Of course, saying it and doing it are two different things. Brown went through a lot of the same pains during the Olympics with Stephon Marbury, another marvelously talented point guard who is inclined to shoot first. Although he and Oscar Robertson are the only players in history to average at least 20 points and eight assists for their careers, he was not the traditional playmaker Brown wanted either.
Last year's rankings
2004 Rank 2003 Stock
1. J. Kidd 1 SAME
2. A. Iverson 3-SG
3. B. Davis 5
4. C. Billups 9
5. S. Cassell --
6. S. Marbury 2
7. S. Francis 4
8. M. Bibby 7
9. T. Parker --
10. S. Nash 6
Complete 2003 Rankings
But Brown stuck with him throughout the Olympics and it got better, gradually.
"It was tough," Marbury said. "But I learned a lot from him. It just takes time to adjust."
And so it goes when it is instinctive to control the ball, but not include other players on a consistent basis.

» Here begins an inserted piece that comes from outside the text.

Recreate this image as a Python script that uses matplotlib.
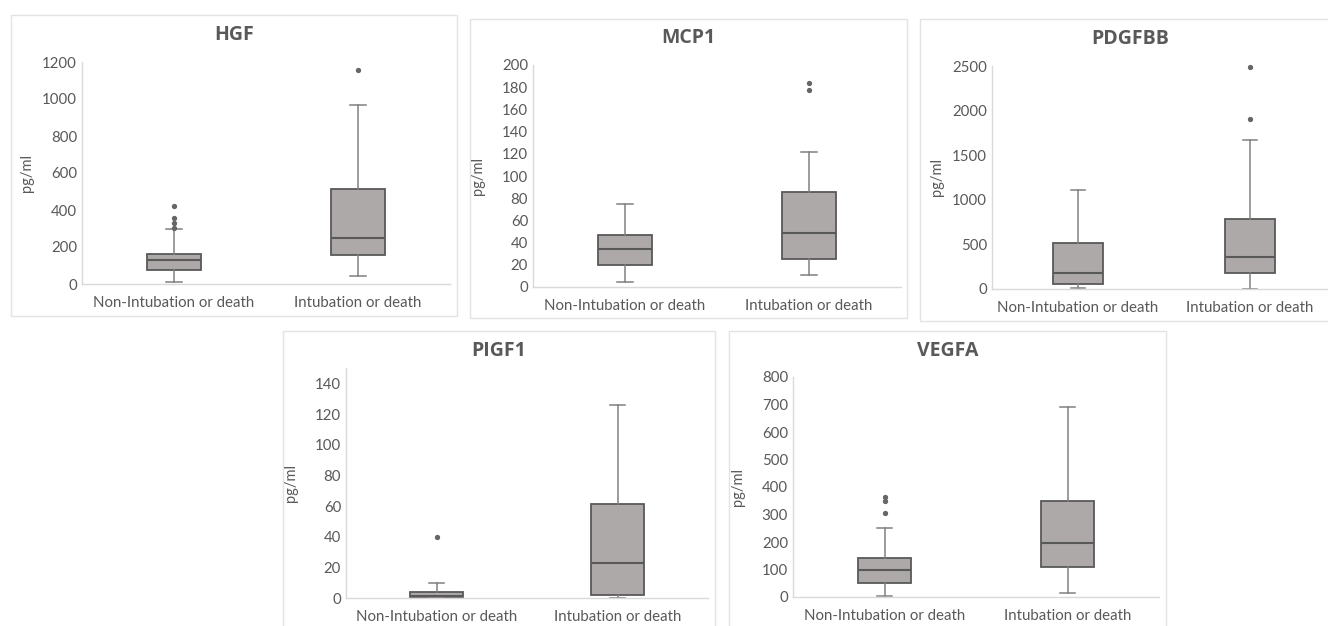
import matplotlib
matplotlib.use("Agg")
import matplotlib.pyplot as plt
from matplotlib.patches import Rectangle
import numpy as np

plt.rcParams['font.family'] = ['Lato', 'DejaVu Sans']

groups = ["Non-Intubation or death", "Intubation or death"]

# HGF
hgf_low = [9, 43]
hgf_q1 = [75, 155]
hgf_med = [128, 248]
hgf_q3 = [164, 514]
hgf_high = [300, 965]
hgf_out = [[422, 357, 330, 305], [1159]]

# MCP1
mcp1_low = [4.2, 10.5]
mcp1_q1 = [19.8, 25]
mcp1_med = [34.5, 48.6]
mcp1_q3 = [46.5, 85.5]
mcp1_high = [74.7, 122]
mcp1_out = [[], [177.6, 184]]

# PDGFBB
pdgf_low = [11, 4]
pdgf_q1 = [56, 175]
pdgf_med = [183, 358]
pdgf_q3 = [515, 783]
pdgf_high = [1108, 1675]
pdgf_out = [[], [1902, 2484]]

# PIGF1
pigf_low = [0, 0]
pigf_q1 = [0.5, 2.2]
pigf_med = [1.0, 22.6]
pigf_q3 = [3.9, 61.2]
pigf_high = [10, 126]
pigf_out = [[39.5], []]

# VEGFA
vegf_low = [3.6, 16]
vegf_q1 = [51, 109]
vegf_med = [99, 198]
vegf_q3 = [143, 349]
vegf_high = [252, 692]
vegf_out = [[364, 349, 305], []]

W, H = 1328, 626
fig = plt.figure(figsize=(W / 100, H / 100), dpi=100)

TXT = "#595959"
AXC = "#D9D9D9"

panels = [
    dict(title="HGF", low=hgf_low, q1=hgf_q1, med=hgf_med, q3=hgf_q3, high=hgf_high, out=hgf_out,
         ymax=1200, step=200, tickmax=1200,
         ax=(82, 450, 62, 284), frame=(11, 457, 15, 316), ty=35),
    dict(title="MCP1", low=mcp1_low, q1=mcp1_q1, med=mcp1_med, q3=mcp1_q3, high=mcp1_high, out=mcp1_out,
         ymax=200, step=20, tickmax=200,
         ax=(533, 901, 65, 287), frame=(470, 907, 19, 318), ty=38),
    dict(title="PDGFBB", low=pdgf_low, q1=pdgf_q1, med=pdgf_med, q3=pdgf_q3, high=pdgf_high, out=pdgf_out,
         ymax=2500, step=500, tickmax=2500,
         ax=(992, 1336, 66, 289), frame=(920, 1340, 19, 321), ty=39),
    dict(title="PIGF1", low=pigf_low, q1=pigf_q1, med=pigf_med, q3=pigf_q3, high=pigf_high, out=pigf_out,
         ymax=150, step=20, tickmax=140,
         ax=(346, 708, 368, 598), frame=(283, 715, 331, 640), ty=351),
    dict(title="VEGFA", low=vegf_low, q1=vegf_q1, med=vegf_med, q3=vegf_q3, high=vegf_high, out=vegf_out,
         ymax=800, step=100, tickmax=800,
         ax=(793, 1159, 377, 597), frame=(729, 1166, 331, 640), ty=351),
]

for p in panels:
    fx0, fx1, fy0, fy1 = p["frame"]
    rect = Rectangle((fx0 / W, 1 - fy1 / H), (fx1 - fx0) / W, (fy1 - fy0) / H,
                     transform=fig.transFigure, facecolor="none",
                     edgecolor="#E3E3E3", linewidth=1.0, zorder=-10)
    fig.add_artist(rect)
    x0, x1, y0, y1 = p["ax"]
    ax = fig.add_axes([x0 / W, 1 - y1 / H, (x1 - x0) / W, (y1 - y0) / H])
    ax.set_facecolor("none")
    ax.set_zorder(2)
    stats = []
    for i in range(2):
        stats.append(dict(whislo=p["low"][i], q1=p["q1"][i], med=p["med"][i], q3=p["q3"][i],
                          whishi=p["high"][i], fliers=p["out"][i]))
    ax.bxp(stats, positions=[1, 2], widths=0.29, capwidths=0.085, patch_artist=True,
           boxprops=dict(facecolor="#ADA9A8", edgecolor="#595959", linewidth=1.3),
           medianprops=dict(color="#595959", linewidth=1.5),
           whiskerprops=dict(color="#808080", linewidth=1.1),
           capprops=dict(color="#808080", linewidth=1.1),
           flierprops=dict(marker="o", markersize=2.8, markerfacecolor="#666666",
                           markeredgecolor="#666666", clip_on=False))
    ax.set_xlim(0.5, 2.5)
    ax.set_ylim(0, p["ymax"])
    ax.set_yticks(np.arange(0, p["tickmax"] + 1, p["step"]))
    ax.set_xticks([1, 2])
    ax.set_xticklabels(groups)
    for s in ["top", "right"]:
        ax.spines[s].set_visible(False)
    for s in ["left", "bottom"]:
        ax.spines[s].set_color(AXC)
        ax.spines[s].set_linewidth(1.0)
    ax.tick_params(axis="both", length=0, colors=TXT, labelsize=10.8)
    ax.tick_params(axis="x", pad=8.5)
    ax.tick_params(axis="y", pad=3.5)
    ax.set_ylabel("pg/ml", color=TXT, fontsize=10.5)
    ax.yaxis.set_label_coords(-(82 - 34) / (x1 - x0), 0.5)
    fig.text((fx0 + fx1) / 2 / W, 1 - p["ty"] / H, p["title"], ha="center", va="center",
             fontsize=14, fontweight="bold", color=TXT, family=["Open Sans", "DejaVu Sans"])

fig.savefig("out.png", dpi=100, facecolor="white")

Steve Francis might be the most naturally gifted point guard in the whole group, but his inclination to put on a dribbling exhibition that runs down the shot clock, and ultimately force an off-balance shot, nearly drove Rockets coach Jeff Van Gundy loony. Consequently, it precipitated a blockbuster trade that sent Francis to Orlando for Tracy McGrady.
And then you have a career-long shoot-first point guard like Sam Cassell, who just happens to be coming off the best season of his career at the age of 34, leading the Minnesota Timberwolves to the Western Conference finals.
So you see, it's possible to be effective as a shoot-first point guard. But it only works if there are mature players who accept it and are capable of helping the ball move.
But if you ask any player in the league what point guard they would prefer to play with, you'd be, uh, kidding yourself to consider there would be any choice other than Jason Kidd.
1. Jason Kidd, New Jersey Nets: He is 31 and his knee is a problem, but he's still the best at running an offense and his teammates love him.
2. Allen Iverson, Philadelphia 76ers: This will be the most interesting season for the most exciting guard in the league to prove he can run an offense.
3. Baron Davis, New Orleans Hornets: He is so gifted, and potentially better than any of these guys, but he's just too selfish too often.
4. Chauncey Billups, Detroit Pistons: When Joe Dumars signed him as a free agent, he saw a lot of himself in Billups. This season we'll find out.
5. Sam Cassell, Minnesota Timberwolves: Last season will be a tough act for him to follow, but if he does, the Timberwolves have a great shot to win the West.
6. Stephon Marbury, New York Knicks: Isiah Thomas invested the future of the Knicks and his own credibility in Marbury. Will he step up this year?
7. Steve Francis, Orlando Magic: It's impossible to know how getting traded will affect Francis, but he certainly has a lot to learn about running a team.
8. Mike Bibby, Sacramento Kings: Some might believe he should be higher in this ranking, but defensive shortcomings and unpredictability in big games linger.
9. Tony Parker, San Antonio Spurs: He could end up being the best of this group with his quickness and all-around ability, but only if he improves.
10. Steve Nash, Phoenix Suns: It appears age is catching up to him considering how he has tired the past couple of seasons. We'll see what he has left.
Also receiving consideration: Gary Payton, Boston Celtics; Dwyane Wade, Miami Heat; Gilbert Arenas, Washington Wizards; Andre Miller, Denver Nuggets; Jason Terry, Dallas Mavericks; Jason Williams, Memphis Grizzlies; Carlos Arroyo, Utah Jazz; Eric Snow, Cleveland Cavaliers; Damon Stoudamire, Portland Trail Blazers.